The role of a Portal Architect is to plan and coordinates technical activities and system architectural component development throughout the project lifecycle by working closely with the Project Management, Stakeholders and Focus Groups as well as the design and implementation team.

The Portal Architect surveys and analyzes business and technical information, conceptualises the viable solutions by exploring technology alternatives and applies industry standards and best practices.  

Preliminary analysis of the technical landscape within a complex environment like UWA, shortened the planning process as this was done in parallel to the requirements gathering.   The benefit of doing it before a decision to develop is made, is that it reduces the overtime to deliver by downing a lot of the "heavy-lifting" upfront and then simply including the findings into the functional specification and design process.

Fundamental technical concepts and features

When we consider any large portal project like the UWA Portal, there are some fundamental technical concepts and features that underpin any technology platform decision. 

For example, one fundamental concept is understanding the types of "plumbing" required to enable information from backend systems (finance, student management, learning management, etc.) to be integrated and presented in a single student object.    This could mean pulling together student contact information, courses, fees payments and course results all on one web page.    This collection of once silo information from disparate systems is now “merged” into a view that relates to a student using the portal.  This flattening of the data objects can be done through services-orientation and understanding how to plan for service-orientation is one of the fundamental design activities we would do.  

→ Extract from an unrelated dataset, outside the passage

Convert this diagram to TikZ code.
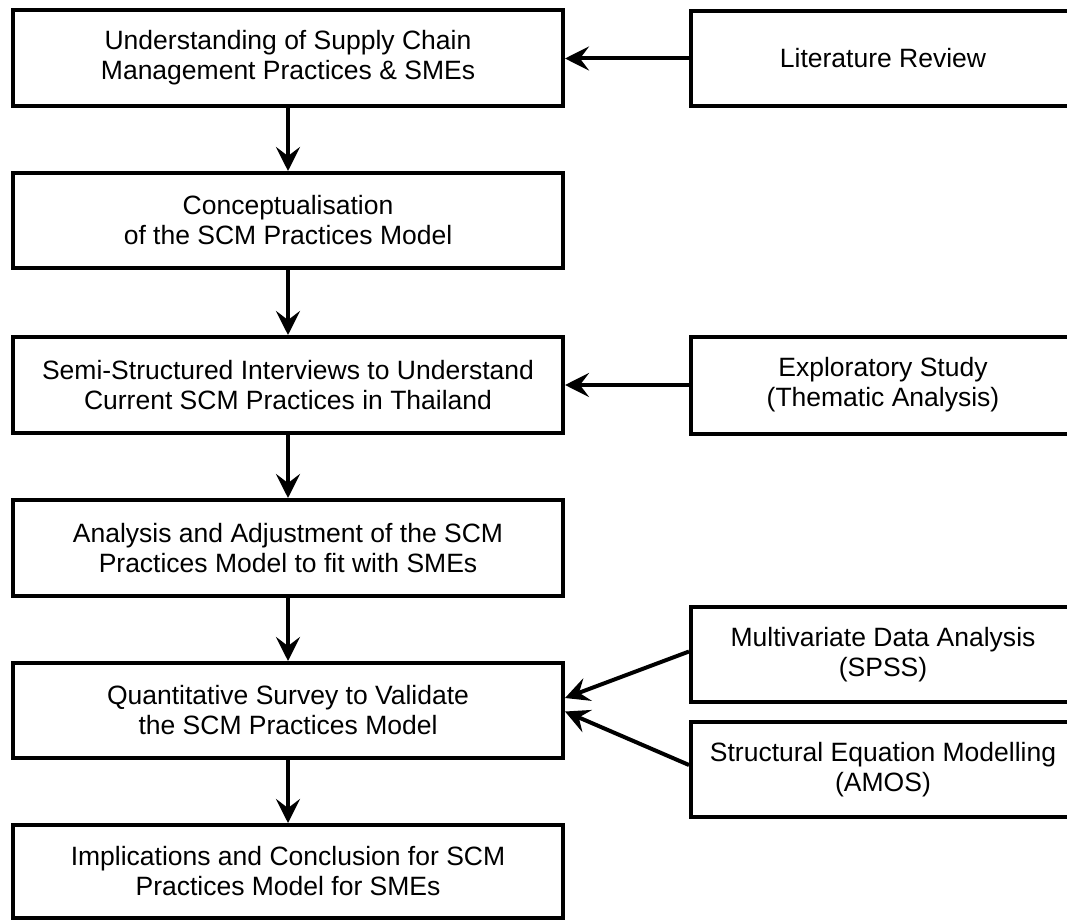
\documentclass[tikz,border=0pt]{standalone}
\usepackage{fontspec}
\setmainfont{Liberation Sans}
\usetikzlibrary{arrows.meta,calc}
\begin{document}
\begin{tikzpicture}[x=1pt,y=-1pt,
  flowbox/.style={draw=black, line width=4pt, fill=white, align=center,
    inner sep=0pt, font=\fontsize{26.5}{30}\selectfont},
  mainbox/.style={flowbox, minimum width=550pt},
  sidebox/.style={flowbox, minimum width=384pt},
  flow/.style={line width=4pt, -{Stealth[length=24pt,width=24pt,inset=9pt]}}]
  \useasboundingbox (0,0) rectangle (1067,920);
  \begin{scope}
  \clip (0,0) rectangle (1067,920);
  % main sequence of research stages
  \node[mainbox, minimum height=96pt] (b1) at (288,58)
    {Understanding of Supply Chain\\Management Practices \& SMEs};
  \node[mainbox, minimum height=95pt] (b2) at (288,220.5)
    {Conceptualisation\\of the SCM Practices Model};
  \node[mainbox, minimum height=96pt] (b3) at (288,385)
    {Semi-Structured Interviews to Understand\\Current SCM Practices in Thailand};
  \node[mainbox, minimum height=96pt] (b4) at (288,548)
    {Analysis and Adjustment of the SCM\\Practices Model to fit with SMEs};
  \node[mainbox, minimum height=95pt] (b5) at (288,710.5)
    {Quantitative Survey to Validate\\the SCM Practices Model};
  \node[mainbox, minimum height=93pt] (b6) at (288,871.5)
    {Implications and Conclusion for SCM\\Practices Model for SMEs};
  % methods feeding the stages
  \node[sidebox, minimum height=95pt] (r1) at (883,58.5) {Literature Review};
  \node[sidebox, minimum height=97pt] (r2) at (883,385)
    {Exploratory Study\\(Thematic Analysis)};
  \node[sidebox, minimum height=95pt] (r3) at (883,654.5)
    {Multivariate Data Analysis\\(SPSS)};
  \node[sidebox, minimum height=95pt] (r4) at (883,769.5)
    {Structural Equation Modelling\\(AMOS)};
  % connectors
  \draw[flow] (b1) -- (b2);
  \draw[flow] (b2) -- (b3);
  \draw[flow] (b3) -- (b4);
  \draw[flow] (b4) -- (b5);
  \draw[flow] (b5) -- (b6);
  \draw[flow] (r1.west) -- (r1.west -| b1.east);
  \draw[flow] (r2.west) -- (b3.east);
  \draw[flow] ($(r3.west)+(0,-3)$) -- ($(b5.east)+(0,-12.5)$);
  \draw[flow] ($(r4.west)+(0,-4.5)$) -- ($(b5.east)+(0,1)$);
  \end{scope}
\end{tikzpicture}
\end{document}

Other common features that can be considered as preliminary activities include:

  1. Integrating security (in simple terms, achieving a single login username and password.
  2. Personalisation of portal components (governance around the types of personalisation allowed)
  3. Integrating mail & calendar (understanding what can be consolidate versus integrated) 
  4. Integration with  business applications (like Student Information System, Course Management Systems, Financial Systems, Library – this is where the majority of the service-orientation gap analysis is done)
  5. Organisation-wide Search (which objects and document types need to be indexed)
  6. Integration with mobile devices (related to current application support)
  7. Targeted content (Audience groupings and governance of subscriptions)
  8. Multiple roles or transition students (what is the matrix that needs to be supported - teacher is student, student to alumni and managing transition)
  9. Privacy control (protect personal data).
  10. Workflow (human-based versus document versus business-process)
  11. Video/voice conferencing (integration challenge with current technology and mapping supported versus non-supported scenarios)

In architecting for these features, we can start planning to better understand how this needs to be handled when selecting a technology solution.   Having an understanding of the impact existing systems have on any selected technology reduces to risk of this being covered off during the due diligence of vendor selection.     The risk of selecting a vendor that may not fully support applications across the faculties is reduced.   Activities like auditing of basic infrastructure across UWA is key and would need to be done anyway.  Without a well-known base it is impossible to architect a solution, regardless of final platform and technology.

Architectural activities to be undertaken

Connected Systems was engaged to execute a range audit-based activities as phase 1.   The aim of these activities is to deliver a report outlining:

  • Fundamental technical considerations for the common features listed above.
  • Application-based connection requirements to facilitate silo information integration into a portal environment.
  • Service-orientation and service-contract gap analysis.